# [Data supplied]

***

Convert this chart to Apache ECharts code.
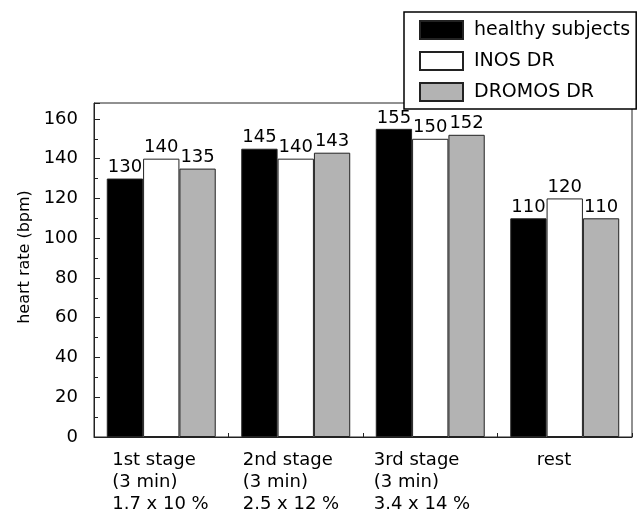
<!DOCTYPE html>
<html><head><meta charset="utf-8">
<script src="https://cdn.jsdelivr.net/npm/echarts@6/dist/echarts.min.js"></script>
<style>html,body{margin:0;padding:0;background:#fff}#c{width:638px;height:520px}</style>
</head><body><div id="c"></div>
<script>
const categories = ['1st stage\n(3 min)\n1.7 x 10 %', '2nd stage\n(3 min)\n2.5 x 12 %', '3rd stage\n(3 min)\n3.4 x 14 %', 'rest'];
const healthy = [130, 145, 155, 110];
const inos = [140, 140, 150, 120];
const dromos = [135, 143, 152, 110];
const seriesNames = ['healthy subjects', 'INOS DR', 'DROMOS DR'];
const yTicks = [0, 20, 40, 60, 80, 100, 120, 140, 160];

const FONT = 'DejaVu Sans';
const chart = echarts.init(document.getElementById('c'));
const labelKeys = ['s1', 's2', 's3', 'r'];
const barLabel = {show: true, position: 'top', distance: 2, color: '#000', fontFamily: FONT, fontSize: 18};
function mk(name, data, color) {
  return {
    name, type: 'bar', data, barGap: '0%', barCategoryGap: '19%',
    itemStyle: {color, borderColor: '#222', borderWidth: 1},
    label: barLabel
  };
}
const richBase = {align: 'left', fontFamily: FONT, fontSize: 18, lineHeight: 22, color: '#000'};
chart.setOption({
  animation: false,
  textStyle: {fontFamily: FONT},
  grid: {left: 94, right: 6, top: 103, bottom: 83, show: true, borderColor: '#222', borderWidth: 1, backgroundColor: 'transparent'},
  legend: {
    orient: 'vertical', left: 404, top: 12, width: 231, height: 91,
    backgroundColor: '#fff', borderColor: '#000', borderWidth: 1.5,
    padding: [8, 6, 7, 15], itemWidth: 43, itemHeight: 18, itemGap: 11,
    icon: 'rect',
    textStyle: {fontFamily: FONT, fontSize: 19, color: '#000', padding: [0, 0, 0, 6]},
    data: seriesNames
  },
  xAxis: {
    type: 'category', data: categories,
    axisLine: {lineStyle: {color: '#222', width: 1}},
    axisTick: {show: true, inside: true, length: 4, lineStyle: {color: '#222'}},
    axisLabel: {
      interval: 0, hideOverlap: false,
      margin: 12, color: '#000', fontFamily: FONT, fontSize: 18, lineHeight: 22,
      formatter: (v, i) => v.split('\n').map(l => '{' + labelKeys[i] + '|' + l + '}').join('\n'),
      rich: {
        s1: Object.assign({width: 98}, richBase),
        s2: Object.assign({width: 106}, richBase),
        s3: Object.assign({width: 113}, richBase),
        r: Object.assign({width: 56}, richBase)
      }
    }
  },
  yAxis: {
    type: 'value', min: 0, max: 168, interval: 20,
    name: 'heart rate (bpm)', nameLocation: 'middle', nameGap: 58,
    nameTextStyle: {fontFamily: FONT, fontSize: 16, color: '#000', padding: [0, 0, 0, 26]},
    axisLine: {show: true, lineStyle: {color: '#222', width: 1}},
    axisTick: {show: true, inside: true, length: 6, lineStyle: {color: '#222'}},
    minorTick: {show: true, splitNumber: 2, length: 4, lineStyle: {color: '#222'}},
    splitLine: {show: false},
    axisLabel: {margin: 16, color: '#000', fontFamily: FONT, fontSize: 18, showMaxLabel: false,
      formatter: v => yTicks.includes(v) ? String(v) : ''}
  },
  series: [mk(seriesNames[0], healthy, '#000'), mk(seriesNames[1], inos, '#fff'), mk(seriesNames[2], dromos, '#b3b3b3')]
});
</script></body></html>
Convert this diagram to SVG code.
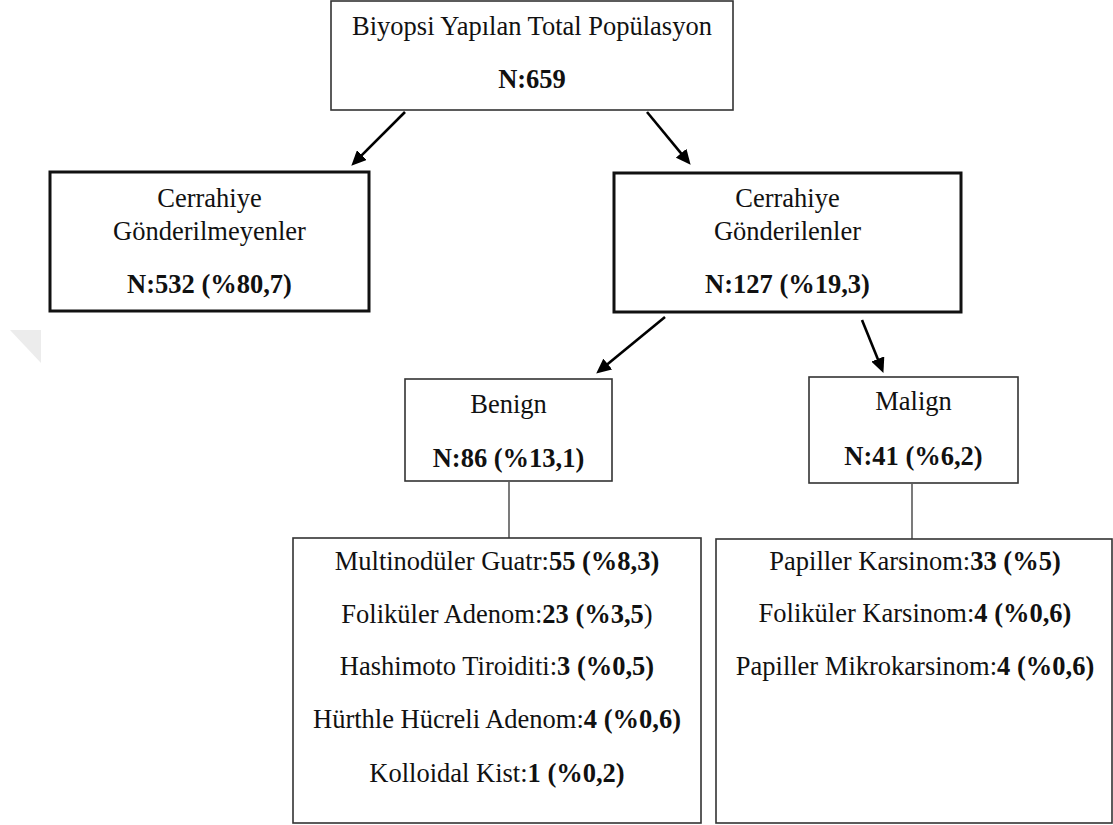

***

# [Your goal]
Write out again every line above exactly as given; the pictures do not belong in the copy.

# [Exercise result]
Convert this chart to Apache ECharts code.
<!DOCTYPE html>
<html><head><meta charset="utf-8">
<script src="https://cdn.jsdelivr.net/npm/echarts@6/dist/echarts.min.js"></script>
<style>html,body{margin:0;padding:0;background:#fff}#c{width:638px;height:520px}</style>
</head><body><div id="c"></div>
<script>
const categories = ['1st stage\n(3 min)\n1.7 x 10 %', '2nd stage\n(3 min)\n2.5 x 12 %', '3rd stage\n(3 min)\n3.4 x 14 %', 'rest'];
const healthy = [130, 145, 155, 110];
const inos = [140, 140, 150, 120];
const dromos = [135, 143, 152, 110];
const seriesNames = ['healthy subjects', 'INOS DR', 'DROMOS DR'];
const yTicks = [0, 20, 40, 60, 80, 100, 120, 140, 160];

const FONT = 'DejaVu Sans';
const chart = echarts.init(document.getElementById('c'));
const labelKeys = ['s1', 's2', 's3', 'r'];
const barLabel = {show: true, position: 'top', distance: 2, color: '#000', fontFamily: FONT, fontSize: 18};
function mk(name, data, color) {
  return {
    name, type: 'bar', data, barGap: '0%', barCategoryGap: '19%',
    itemStyle: {color, borderColor: '#222', borderWidth: 1},
    label: barLabel
  };
}
const richBase = {align: 'left', fontFamily: FONT, fontSize: 18, lineHeight: 22, color: '#000'};
chart.setOption({
  animation: false,
  textStyle: {fontFamily: FONT},
  grid: {left: 94, right: 6, top: 103, bottom: 83, show: true, borderColor: '#222', borderWidth: 1, backgroundColor: 'transparent'},
  legend: {
    orient: 'vertical', left: 404, top: 12, width: 231, height: 91,
    backgroundColor: '#fff', borderColor: '#000', borderWidth: 1.5,
    padding: [8, 6, 7, 15], itemWidth: 43, itemHeight: 18, itemGap: 11,
    icon: 'rect',
    textStyle: {fontFamily: FONT, fontSize: 19, color: '#000', padding: [0, 0, 0, 6]},
    data: seriesNames
  },
  xAxis: {
    type: 'category', data: categories,
    axisLine: {lineStyle: {color: '#222', width: 1}},
    axisTick: {show: true, inside: true, length: 4, lineStyle: {color: '#222'}},
    axisLabel: {
      interval: 0, hideOverlap: false,
      margin: 12, color: '#000', fontFamily: FONT, fontSize: 18, lineHeight: 22,
      formatter: (v, i) => v.split('\n').map(l => '{' + labelKeys[i] + '|' + l + '}').join('\n'),
      rich: {
        s1: Object.assign({width: 98}, richBase),
        s2: Object.assign({width: 106}, richBase),
        s3: Object.assign({width: 113}, richBase),
        r: Object.assign({width: 56}, richBase)
      }
    }
  },
  yAxis: {
    type: 'value', min: 0, max: 168, interval: 20,
    name: 'heart rate (bpm)', nameLocation: 'middle', nameGap: 58,
    nameTextStyle: {fontFamily: FONT, fontSize: 16, color: '#000', padding: [0, 0, 0, 26]},
    axisLine: {show: true, lineStyle: {color: '#222', width: 1}},
    axisTick: {show: true, inside: true, length: 6, lineStyle: {color: '#222'}},
    minorTick: {show: true, splitNumber: 2, length: 4, lineStyle: {color: '#222'}},
    splitLine: {show: false},
    axisLabel: {margin: 16, color: '#000', fontFamily: FONT, fontSize: 18, showMaxLabel: false,
      formatter: v => yTicks.includes(v) ? String(v) : ''}
  },
  series: [mk(seriesNames[0], healthy, '#000'), mk(seriesNames[1], inos, '#fff'), mk(seriesNames[2], dromos, '#b3b3b3')]
});
</script></body></html>
Convert this diagram to SVG code.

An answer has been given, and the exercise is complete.